Our Relationship to Conflict

 |  Leadership

We’ve been working with a client for some time now and the moment has arrived to open up the subject of how to deal with conflict. We wait to do this because we want the team to grow their awareness and capacity for working together before jumping into a discussion about a part of their work that is, for many an emotionally charged topic.

Each of us has a relationship to conflict. We react differently when experiencing conflict; we behave differently when faced with conflict. Why is this? I believe that conflict arises because of a discrepancy between competing realities. Problems exist between us because my reality isn’t yours and vice versa. We all assign meaning to things, events, and experiences. Because we are unique, our meanings are unique. We may share an experience, but we assign different meaning to the experience. When the difference is great, the result can be conflict.

When it comes to our relationship to conflict we each have a primary tendency.
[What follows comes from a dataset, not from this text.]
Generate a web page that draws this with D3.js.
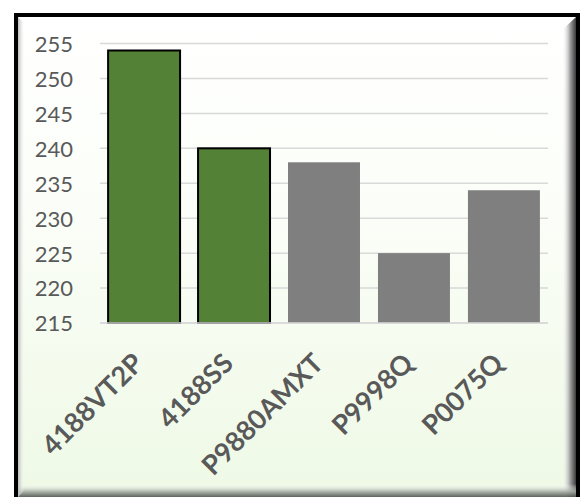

We either confront conflict and deal with it head on or we avoid conflict at almost any cost. This tendency to confront or avoid conflict is driven by what we believe about conflict and the imagined consequences of either confronting or avoiding it. Do I see conflict as good or bad? Threatening or not? Whatever we believe, we have a deep and powerful commitment to that belief. We probably have memories of experiences that support our belief. Our commitment to our belief about conflict may be in direct contradiction with a belief around wanting to drive a business objective forward successfully. Robert Kegan in his writing posits this idea of “competing commitments.”

To grow our capacity to handle conflicts in an appropriate manner, we want to engage in some self-reflection on our beliefs about conflict and what happens in conflict (specifically, what happens to me in conflict). This self-reflection evokes greater awareness of our competing commitments.

We wait to have a conversation about conflict to allow for relationships to form and grow within the team so that the team can stay present to the conversation on conflict and on the actual conflicts that may exist within the team and among and between team members. We are driving toward a shift in awareness. Shifts in behavior aren’t sustained without shifts in knowing what is driving the behavior. Shifts in knowing – greater self-awareness – lead to real, lasting change. Understanding our relationship to conflict is one step toward being able to lead others with greater effectiveness.